Rabada leads the way for SA on day one of decider at Newlands
Pace ace shows he is the leader of the attack in his 50th Test
Kagiso Rabada continued to grow his legend with another inspiring display as SA ended the first day of the deciding Test against India in a position of promise at Newlands.
They bowled out India for 223 after the visitors again won the toss and elected to bat.
India, however, struck before the close when Jasprit Bumrah had second Test hero Dean Elgar caught at slip for three. SA finished on 17/1.
They dismissed India cheaply after losing the toss, albeit under leaden skies and it was Rabada, as you'd expect, who led the attack in his 50th Test. He has blown hot and cold in this series but he has mostly sizzled since receiving a blast from captain Dean Elgar in the India second innings at the Wanderers.
He tore in from the Wynberg End, with the south-easterly mostly at his back, and proudly wore the mantle of leader of the pack as India struggled to make good on their first use of the pitch in the deciding Test.
And it wasn't just all-out aggression. This was a more calculated Rabada who kept plugging away in areas that served to disarm, and occasionally disconcert.
Only Bumrah was dismissed as a result of his wrath when the India paceman gloved the ball into a looping trajectory to Elgar in the slip cordon. He finished with 4/73 but failed to capture the last wicket of the innings that would have confirmed an 11th five-wicket haul.
Still, it was a performance that set the benchmark and others sought to emulate, and no-one did so with more alacrity than young buck Marco Jansen. The strapping left-armer continues to frequent the wickets column, this time returning figures of 3/55.
While Rabada did his damage from the southern end of the ground Jansen was rotated and bowled from both sides of the wicket. He profited from the change of angles.
India's resistance almost solely came in the shape of their captain Virat Kohli who perhaps felt it was time to remind fans of his batting prowess.
Kohli, who is not at his free-flowing best, had to dig deep. His more inhibited approach may not have advanced the scoreboard early on but he stood resolute when those around him found ways to get out.
This wasn't so much the convulsions of a player riling against receding powers, as a batter calling on all his wherewithal, craft and bloody-mindedness to fashion an innings of substance.
Kohli judiciously left the ball for much of his innings and he rarely drew on the lavish stroke play that is such an integral part of his makeup.
He attempted to bat himself back into form by sheer occupation of the crease. Since registering a career-best 254 not out against SA in Pune in 2019 he has notched up just one ton — 136 against Bangladesh.
He has gone 25 innings since that century and he looked determined to again register three figures but it wasn't so much time as willing and able batting partners that conspired against him.
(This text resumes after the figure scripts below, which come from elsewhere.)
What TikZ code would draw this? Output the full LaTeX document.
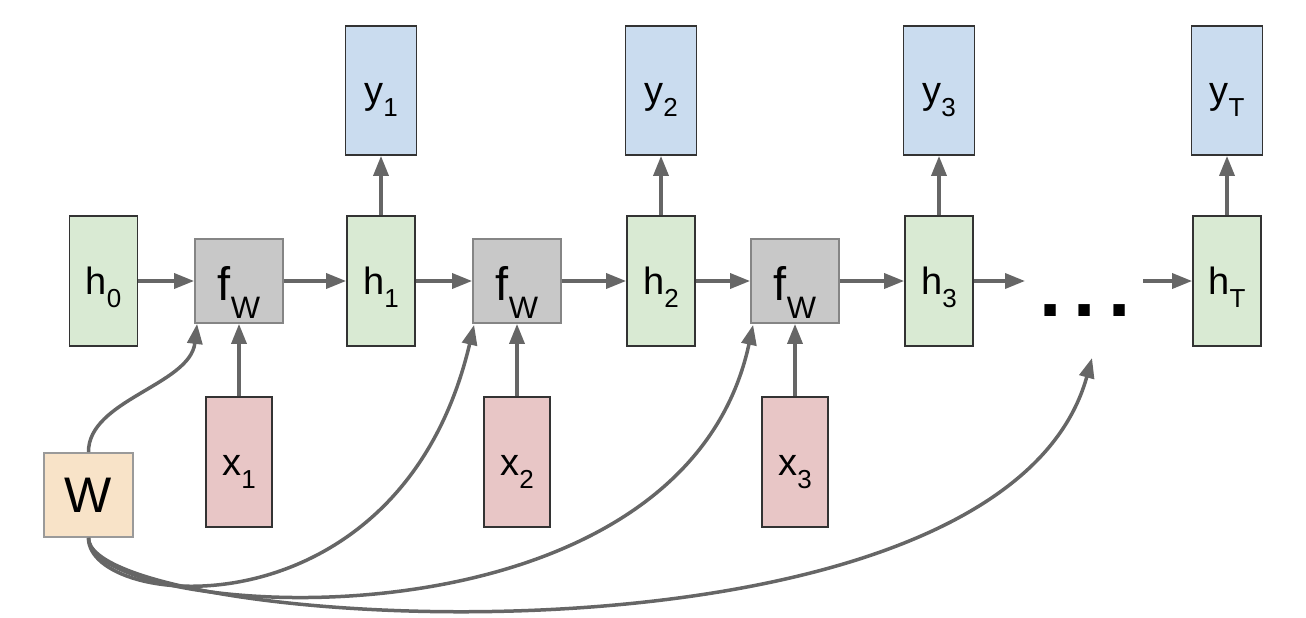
\documentclass[tikz,border=0pt]{standalone}
\usepackage{fontspec}
\setmainfont{Liberation Sans}
\usetikzlibrary{arrows.meta}
\definecolor{hgreen}{HTML}{D9EAD3}
\definecolor{yblue}{HTML}{CADCEF}
\definecolor{xred}{HTML}{E8C6C6}
\definecolor{fgray}{HTML}{C8C8C8}
\definecolor{wor}{HTML}{F8E3C8}
\definecolor{boxline}{HTML}{333333}
\definecolor{fline}{HTML}{858585}
\definecolor{wline}{HTML}{9A9A9A}
\definecolor{arrgray}{HTML}{666666}
\newcommand\lbl[2]{#1\raisebox{-13pt}{\fontsize{26}{26}\selectfont #2}}
\newcommand\fwlbl{{\fontsize{47}{47}\selectfont f\raisebox{-18pt}{\fontsize{31}{31}\selectfont W}}}
\begin{document}
\begin{tikzpicture}[x=1pt,y=-1pt,
  box/.style={draw=boxline, line width=1.8pt, inner sep=0pt, text height=28pt, text depth=2pt, font=\fontsize{38}{38}\selectfont},
  hbox/.style={box, fill=hgreen, minimum width=68pt, minimum height=130pt},
  ybox/.style={box, fill=yblue, minimum width=71pt, minimum height=129pt},
  xbox/.style={box, fill=xred, minimum width=66pt, minimum height=130pt},
  fbox/.style={draw=fline, fill=fgray, line width=1.8pt, inner sep=0pt, minimum width=88pt, minimum height=84pt, text height=40pt, text depth=2pt},
  wbox/.style={draw=wline, fill=wor, line width=1.8pt, inner sep=0pt, minimum width=89pt, minimum height=84pt, font=\fontsize{50}{50}\selectfont},
  arr/.style={draw=arrgray, line width=3.5pt, -{Triangle[length=20pt,width=15pt]}},
]
\useasboundingbox (0,0) rectangle (1306,618);
% hidden states
\node[hbox] (h0) at (103.5,281) {\lbl{h}{0}};
\node[hbox] (h1) at (381,281) {\lbl{h}{1}};
\node[hbox] (h2) at (661,281) {\lbl{h}{2}};
\node[hbox] (h3) at (939,281) {\lbl{h}{3}};
\node[hbox] (hT) at (1227,281) {\lbl{h}{T}};
% f_W
\node[fbox] (f1) at (239,281) {\fwlbl};
\node[fbox] (f2) at (517,281) {\fwlbl};
\node[fbox] (f3) at (795,281) {\fwlbl};
% outputs
\node[ybox] (y1) at (381,90.5) {\lbl{y}{1}};
\node[ybox] (y2) at (661,90.5) {\lbl{y}{2}};
\node[ybox] (y3) at (939,90.5) {\lbl{y}{3}};
\node[ybox] (yT) at (1227,90.5) {\lbl{y}{T}};
% inputs
\node[xbox] (x1) at (239,462) {\lbl{x}{1}};
\node[xbox] (x2) at (517,462) {\lbl{x}{2}};
\node[xbox] (x3) at (795,462) {\lbl{x}{3}};
% W
\node[wbox] (W) at (88.5,495) {W};
% dots
\node[anchor=base, inner sep=0pt, font=\fontsize{80}{80}\selectfont\bfseries] (dots) at (1085,316) {.\hspace{12pt}.\hspace{12pt}.};
\coordinate (h3out) at (1025,281);
\coordinate (hTin) at (1143,281);
\coordinate (dotsin) at (1092,358);
% horizontal chain
\draw[arr] (h0.east) -- (f1.west);
\draw[arr] (f1.east) -- (h1.west);
\draw[arr] (h1.east) -- (f2.west);
\draw[arr] (f2.east) -- (h2.west);
\draw[arr] (h2.east) -- (f3.west);
\draw[arr] (f3.east) -- (h3.west);
\draw[arr] (h3.east) -- (h3out);
\draw[arr] (hTin) -- (hT.west);
% outputs
\draw[arr] (h1.north) -- (y1.south);
\draw[arr] (h2.north) -- (y2.south);
\draw[arr] (h3.north) -- (y3.south);
\draw[arr] (hT.north) -- (yT.south);
% inputs
\draw[arr] (x1.north) -- (f1.south);
\draw[arr] (x2.north) -- (f2.south);
\draw[arr] (x3.north) -- (f3.south);
% W curves
\draw[arr] (W.north) .. controls (88,400) and (190,385) .. ([xshift=3pt]f1.south west);
\draw[arr] (W.south) .. controls (88,610) and (400,640) .. ([xshift=2pt,yshift=-1pt]f2.south west);
\draw[arr] (W.south) .. controls (88,620) and (680,665) .. ([xshift=3pt,yshift=-1pt]f3.south west);
\draw[arr] (W.south) .. controls (88,630) and (1000,690) .. (dotsin);
\end{tikzpicture}
\end{document}
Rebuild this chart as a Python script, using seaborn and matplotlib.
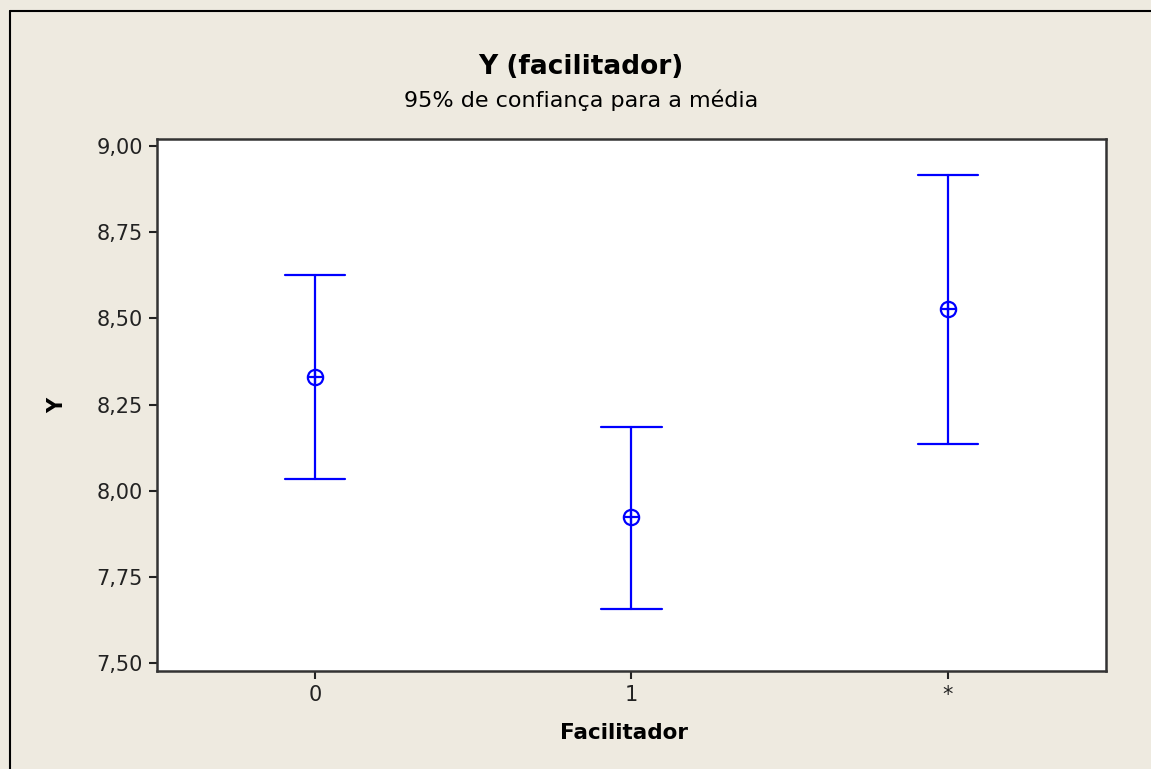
import numpy as np
import pandas as pd
import matplotlib
matplotlib.use("Agg")
import matplotlib.pyplot as plt
import seaborn as sns
from matplotlib.lines import Line2D

# Intervalo de 95% para a média de Y por Facilitador
grupos = ["0", "1", "*"]
inferior = [8.033, 7.656, 8.137]
media = [8.331, 7.923, 8.526]
superior = [8.626, 8.186, 8.916]

yticks = [7.50, 7.75, 8.00, 8.25, 8.50, 8.75, 9.00]

df = pd.DataFrame({
    "Facilitador": np.repeat(grupos, 3),
    "Y": np.column_stack([inferior, media, superior]).ravel(),
})

sns.set_style("ticks")
plt.rcParams['font.family'] = ['DejaVu Sans']

bg = "#EEEAE0"
azul = "#0000FF"

fig = plt.figure(figsize=(11.51, 7.69), dpi=100, facecolor=bg)
ax = fig.add_axes([0.1364, 0.1278, 0.8245, 0.6908])
ax.set_facecolor("white")

# median of (low, mean, high) = mean; error bar = (low, high)
sns.pointplot(data=df, x="Facilitador", y="Y", order=grupos,
              estimator="median", errorbar=lambda v: (v.min(), v.max()),
              capsize=0.19, color=azul, linestyle="none", marker="o",
              markersize=11, markeredgewidth=1.6, err_kws={"linewidth": 1.6},
              ax=ax)
for ln in ax.lines:
    if ln.get_marker() == "o":
        ln.set_markerfacecolor("none")

sns.pointplot(data=df, x="Facilitador", y="Y", order=grupos,
              estimator="median", errorbar=None, color=azul,
              linestyle="none", marker="+", markersize=11,
              markeredgewidth=1.6, ax=ax)

ax.set_xlim(-0.5, 2.5)
ax.set_ylim(7.478, 9.019)
ax.set_yticks(yticks)
ax.set_yticklabels([f"{v:.2f}".replace(".", ",") for v in yticks])
ax.set_xlabel("")
ax.set_ylabel("")
ax.tick_params(axis="both", labelsize=15, colors="#222222", length=6,
               width=1.5, pad=4)
for s in ax.spines.values():
    s.set_visible(True)
    s.set_color("#333333")
    s.set_linewidth(1.8)

fig.text(0.5045, 0.913, "Y (facilitador)", ha="center", va="center",
         fontsize=19, fontweight="bold", color="black")
fig.text(0.5045, 0.870, "95% de confiança para a média", ha="center",
         va="center", fontsize=16, color="black")
fig.text(0.0495, 0.473, "Y", ha="center", va="center", rotation=90,
         fontsize=15, fontweight="bold", color="black")
fig.text(0.5425, 0.047, "Facilitador", ha="center", va="center",
         fontsize=15.5, fontweight="bold", color="black")

# moldura (só esquerda e topo)
fig.add_artist(Line2D([10 / 1151, 10 / 1151], [0, 1 - 11 / 769],
                      transform=fig.transFigure, color="black", lw=1.5))
fig.add_artist(Line2D([10 / 1151, 1], [1 - 11 / 769, 1 - 11 / 769],
                      transform=fig.transFigure, color="black", lw=1.5))

fig.savefig("out.png", dpi=100, facecolor=bg)
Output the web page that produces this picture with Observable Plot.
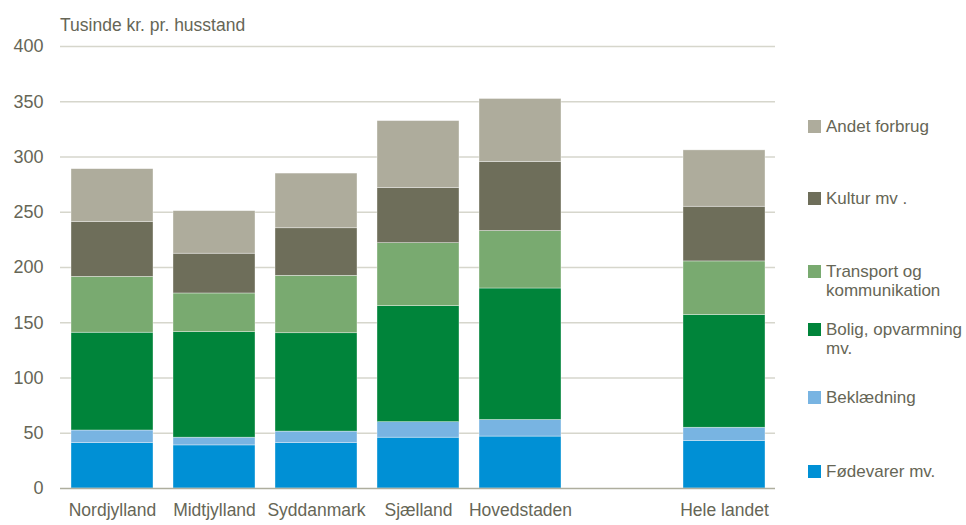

Running out of partners, his 201-ball vigil arrived tamely. He pushed at a wide-ish delivery from Rabada and was caught behind for 79. It was his highest score since scoring that ton against Bangladesh in Kolkata.
He was perhaps lucky to get that far. He survived an appeal for caught behind that proved one of the day's spikiest talking points.
SA's vociferous appeal was turned down by umpire Adrian Holdstock but they decided to take the matter on review.
There appeared to be a very faint sound when the ball passed Kohli's bat before it brushed his thigh pad on its way to the wicketkeeper. TV umpire Allahudien Paleker, however, ruled not out much to the disappointment, if not chagrin, of the home team.
In the absence of 'conclusive' evidence that Holdstock had erred, Paleker ruled Kohli not out.